We could not if we would, and we would not if we could, attempt a political life of him whose loss we, as well as the nation, most deeply mourn. We have no fondness for the devious track of party politics, no desire to pander to so grovelling and base-born an ambition. But we have loved Abraham Lincoln as a child might love a father; we have confided in him, have trusted his sagacity, have honored his patriotism, have admired that sterling common sense which led him to judge so wisely, to act so honorably and justly, and to meet questions of such difficulty with such a wise and clear discrimination.

We desired to prepare this life of him, that we might exhibit him as he appeared and was, in all the relations of life, a man of the people, hardy, laborious, and self-reliant a self-made man in the best sense of that title-studious, desirous ever to make up the deficiencies of education entailed by a frontier life, and of a rare teachable spirit; an honest, frank, manly man, one in whom his neighbors and friends could trust most implicitly; a pattern man in his fidelity to truth and principle and right. We have sought also to delineate him in his domestic and social relations, as a dutiful son, a kind and tender husband, a loving father, a genial and social friend, with a keen sense of humor, great conversational powers, and a fascinating way which, though his form was ungainly, won him the love of all who were thrown in his society.

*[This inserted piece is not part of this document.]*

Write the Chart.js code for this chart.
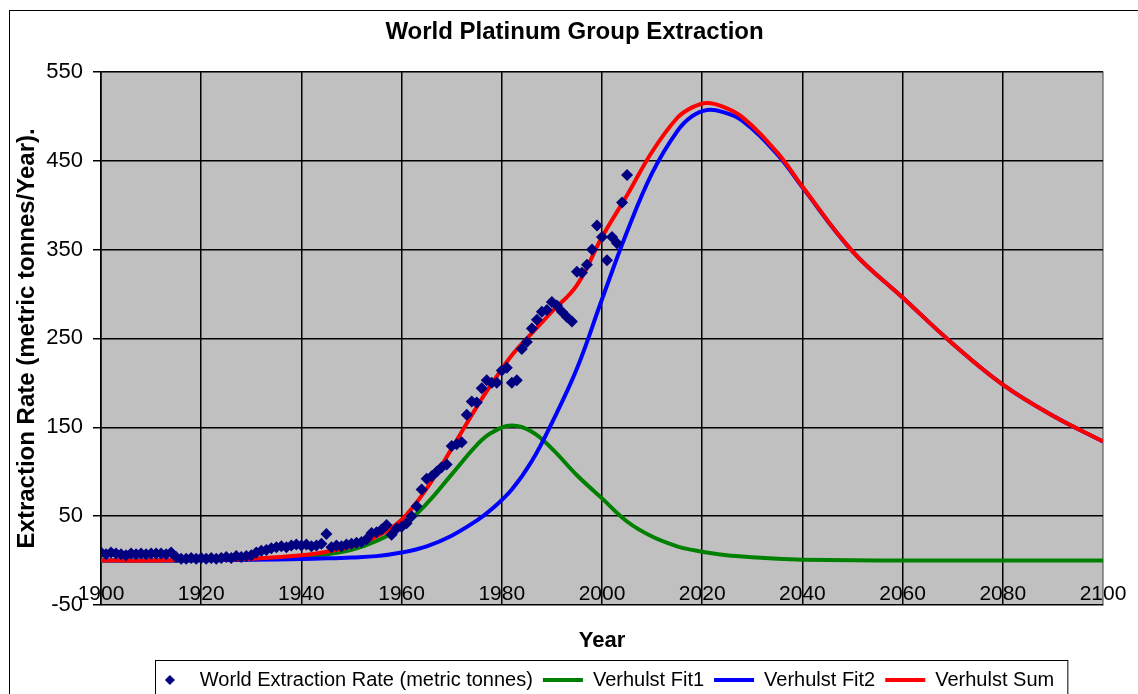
<!DOCTYPE html>
<html>
<head>
<meta charset="utf-8">
<title>World Platinum Group Extraction</title>
<script src="https://cdn.jsdelivr.net/npm/chart.js@4.4.1/dist/chart.umd.min.js"></script>
<style>
  html, body { margin: 0; padding: 0; background: #fff; }
  canvas { display: block; }
</style>
</head>
<body>
<canvas id="chart" width="1138" height="694"></canvas>
<script>
// measured extraction, one point per year
const extractionYears = [
  1900, 1901, 1902, 1903, 1904, 1905, 1906, 1907, 1908, 1909,
  1910, 1911, 1912, 1913, 1914, 1915, 1916, 1917, 1918, 1919,
  1920, 1921, 1922, 1923, 1924, 1925, 1926, 1927, 1928, 1929,
  1930, 1931, 1932, 1933, 1934, 1935, 1936, 1937, 1938, 1939,
  1940, 1941, 1942, 1943, 1944, 1945, 1946, 1947, 1948, 1949,
  1950, 1951, 1952, 1953, 1954, 1955, 1956, 1957, 1958, 1959,
  1960, 1961, 1962, 1963, 1964, 1965, 1966, 1967, 1968, 1969,
  1970, 1971, 1972, 1973, 1974, 1975, 1976, 1977, 1978, 1979,
  1980, 1981, 1982, 1983, 1984, 1985, 1986, 1987, 1988, 1989,
  1990, 1991, 1992, 1993, 1994, 1995, 1996, 1997, 1998, 1999,
  2000, 2001, 2002, 2003, 2004, 2005
];
const extractionRate = [
  9, 7, 9, 8, 7, 6, 8, 7, 8, 7,
  8, 8, 8, 7, 9, 4, 2, 2, 3, 2,
  3, 2, 3, 2, 3, 4, 3, 5, 4, 5,
  6, 9, 11, 12, 14, 15, 16, 15, 17, 18,
  17, 18, 16, 17, 19, 30, 15, 17, 16, 18,
  19, 20, 21, 24, 31, 32, 35, 40, 29, 36,
  38, 42, 50, 61, 80, 92, 95, 100, 105, 108,
  129, 131, 133, 164, 179, 178, 194, 203, 200, 200,
  214, 217, 200, 203, 238, 246, 261, 271, 280, 282,
  291, 287, 280, 274, 269, 325, 324, 333, 350, 377,
  364, 338, 364, 357, 403, 434
];

// fitted curves
const curveYears = [
  1900, 1910, 1920, 1930, 1940, 1945, 1950, 1955, 1960, 1965,
  1970, 1975, 1978, 1982, 1986, 1990, 1995, 2000, 2005, 2010,
  2015, 2018, 2021, 2024, 2028, 2035, 2040, 2050, 2060, 2070,
  2080, 2090, 2100
];
const verhulstFit1 = [
  0, 0, 0.5, 1.5, 4, 7, 12, 22, 38, 64,
  97, 130, 144, 152, 145, 126, 96, 70, 44, 27,
  16, 12, 9, 6.5, 4.5, 2, 1, 0.3, 0, 0,
  0, 0, 0
];
const verhulstFit2 = [
  0, 0, 0.3, 0.8, 1.8, 2.5, 3.5, 5, 9, 16,
  28, 45, 58, 80, 112, 155, 216, 294, 370, 436,
  483, 500, 507, 505, 495, 457, 420, 348, 296, 244,
  198, 163, 134
];
const verhulstSum = [
  0, 0, 1, 2, 6, 10, 16, 27, 46, 81,
  126, 173, 199, 231, 256, 280, 310, 364, 411, 460,
  498, 510, 515, 511, 499, 459, 421, 348, 296, 244,
  198, 163, 134
];

const xTicks = [1900, 1920, 1940, 1960, 1980, 2000, 2020, 2040, 2060, 2080, 2100];
const yTicks = [-50, 50, 150, 250, 350, 450, 550];

const FONT = "'Liberation Sans', Arial, sans-serif";
const toPoints = (xs, ys) => xs.map((x, i) => ({ x, y: ys[i] }));

// small navy diamond for the legend entry
const diamondIcon = document.createElement("canvas");
diamondIcon.width = 10;
diamondIcon.height = 10;
{
  const g = diamondIcon.getContext("2d");
  g.fillStyle = "#000080";
  g.beginPath();
  g.moveTo(5, 0);
  g.lineTo(10, 5);
  g.lineTo(5, 10);
  g.lineTo(0, 5);
  g.closePath();
  g.fill();
}

const frame = {
  id: "frame",
  afterLayout(chart) {
    // title sits centred on the whole sheet, not on the narrower plot block
    chart.titleBlock.right = chart.width + 11;
  },
  beforeDraw(chart) {
    const { ctx, chartArea: a } = chart;
    ctx.save();
    ctx.fillStyle = "#fff";
    ctx.fillRect(0, 0, chart.width, chart.height);
    ctx.strokeStyle = "#000";
    ctx.lineWidth = 1;
    ctx.strokeRect(9.5, 10.5, chart.width + 20, chart.height + 20);
    ctx.fillStyle = "#c0c0c0";
    ctx.fillRect(a.left, a.top, a.right - a.left, a.bottom - a.top);
    ctx.strokeStyle = "#808080";
    ctx.strokeRect(a.left, a.top, a.right - a.left, a.bottom - a.top);
    ctx.restore();
  },
  afterDraw(chart) {
    const boxes = chart.legend.legendHitBoxes;
    if (!boxes || !boxes.length) return;
    const { ctx } = chart;
    const left = Math.min(...boxes.map((b) => b.left)) + 5;
    const right = Math.max(...boxes.map((b) => b.left + b.width)) + 13;
    const top = boxes[0].top - 10;
    ctx.save();
    ctx.strokeStyle = "#000";
    ctx.lineWidth = 1;
    ctx.strokeRect(Math.round(left) + 0.5, Math.round(top) + 0.5, right - left, chart.height);
    ctx.restore();
  },
};

const curveStyle = {
  showLine: true,
  borderWidth: 4,
  pointRadius: 0,
  pointStyle: "line",
  tension: 0.4,
};

const ctx = document.getElementById("chart").getContext("2d");

new Chart(ctx, {
  type: "scatter",
  data: {
    datasets: [
      {
        label: "World Extraction Rate (metric tonnes)",
        data: toPoints(extractionYears, extractionRate),
        backgroundColor: "#000080",
        borderWidth: 0,
        pointStyle: "rectRot",
        pointRadius: 6,
        order: 0,
      },
      {
        ...curveStyle,
        label: "Verhulst Fit1",
        data: toPoints(curveYears, verhulstFit1),
        borderColor: "#008000",
        backgroundColor: "#008000",
        order: 3,
      },
      {
        ...curveStyle,
        label: "Verhulst Fit2",
        data: toPoints(curveYears, verhulstFit2),
        borderColor: "#0000ff",
        backgroundColor: "#0000ff",
        order: 2,
      },
      {
        ...curveStyle,
        label: "Verhulst Sum",
        data: toPoints(curveYears, verhulstSum),
        borderColor: "#ff0000",
        backgroundColor: "#ff0000",
        order: 1,
      },
    ],
  },
  options: {
    responsive: false,
    animation: false,
    layout: { padding: { left: 0, right: 35, top: 0, bottom: -6 } },
    plugins: {
      tooltip: { enabled: false },
      title: {
        display: true,
        text: "World Platinum Group Extraction",
        color: "#000",
        font: { family: FONT, size: 24, weight: "bold" },
        padding: { top: 18, bottom: 25 },
      },
      legend: {
        position: "bottom",
        fullSize: false,
        labels: {
          color: "#000",
          font: { family: FONT, size: 20 },
          usePointStyle: true,
          pointStyleWidth: 40,
          padding: 10,
          sort: (a, b) => a.datasetIndex - b.datasetIndex,
          generateLabels(chart) {
            const items = Chart.defaults.plugins.legend.labels.generateLabels(chart);
            items.forEach((item) => {
              if (item.datasetIndex === 0) item.pointStyle = diamondIcon;
            });
            return items;
          },
        },
      },
    },
    scales: {
      x: {
        type: "linear",
        min: 1900,
        max: 2100,
        afterBuildTicks: (scale) => {
          scale.ticks = xTicks.map((value) => ({ value }));
        },
        afterFit: (scale) => {
          scale.height = 55;
        },
        grid: {
          color: (c) => (c.tick && c.tick.value === 2100 ? "#808080" : "#000"),
          lineWidth: 1.5,
          drawTicks: false,
        },
        border: { color: "#808080", width: 1 },
        ticks: {
          color: "#000",
          font: { family: FONT, size: 21 },
          mirror: true,
          padding: -2,
          maxRotation: 0,
          autoSkip: false,
          callback: (v) => String(v),
        },
        title: {
          display: true,
          text: "Year",
          color: "#000",
          font: { family: FONT, size: 22, weight: "bold" },
          padding: { top: 0, bottom: 6 },
        },
      },
      y: {
        min: -50,
        max: 550,
        afterBuildTicks: (scale) => {
          scale.ticks = yTicks.map((value) => ({ value }));
        },
        afterFit: (scale) => {
          scale.width = 101;
        },
        grid: {
          color: "#000",
          lineWidth: 1.5,
          tickLength: 8,
          tickColor: "#000",
        },
        border: { color: "#000", width: 1.5 },
        ticks: {
          color: "#000",
          font: { family: FONT, size: 22 },
          padding: 10,
          callback: (v) => String(v),
        },
        title: {
          display: true,
          text: "Extraction Rate (metric tonnes/Year).",
          color: "#000",
          font: { family: FONT, size: 24, weight: "bold" },
          padding: { top: 13, bottom: 0 },
        },
      },
    },
  },
  plugins: [frame],
});
</script>
</body>
</html>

And it has been our aim also to depict him as he appeared in public life, a clear and lucid speaker, a skilful debater, who won the hearts of his audience to his own side, not by trick or subterfuge, but by his apt and effective way of "putting things;" clinching a point often by a telling illustration, which, however homely it might be, was never out of place; a statesman whose enlarged per

ceptions and breadth of view took in all the bearings of the great questions which have agitated the public mind in the last five years; a man who, acting slowly, with calmness and great deliberation, never made a mistake in regard to a principle, and never indulged a thought of self, but always sought his country's good; a chief magistrate, who though reviled reviled not again, but with an almost angelic patience, sought to do good to those who despitefully used him; a diplomatist who believed that truth, honesty and frankness were better weapons for managing the intricate questions of our foreign policy, than deceit, duplicity, and "paltering in a double sense." And if some "good angel will guide our pencil while we draw," we would portray him also, as the Christian, in public and private life, seeking counsel from above, and amid all his weighty cares and his wearying burdens, looking to God for guidance, and devoutly acknowledging his indebtedness to him for every blessing. Having thus shown his character as it was in life, we would also venture, though with eyes bedimmed with tears, to draw aside the veil, and describe how the demon slavery, possessing the heart and firing the brain of the wretched assas sin, led him to commit a deed which shall consign him to eternal infamy; and how, all over our land, and throughout christendom, at the tidings of his death, a wail of anguish went up to heaven from millions of stricken hearts, who had recognized in him the second founder of the Republic, the Emancipator, the one historic name which shall go down to posterity, linked in our country's history, with that of Washington.

With such a purpose, we submit that there are ample reasons, as there is abundant room, for a new memoir of our martyred President ABRAHAM LINCOLN.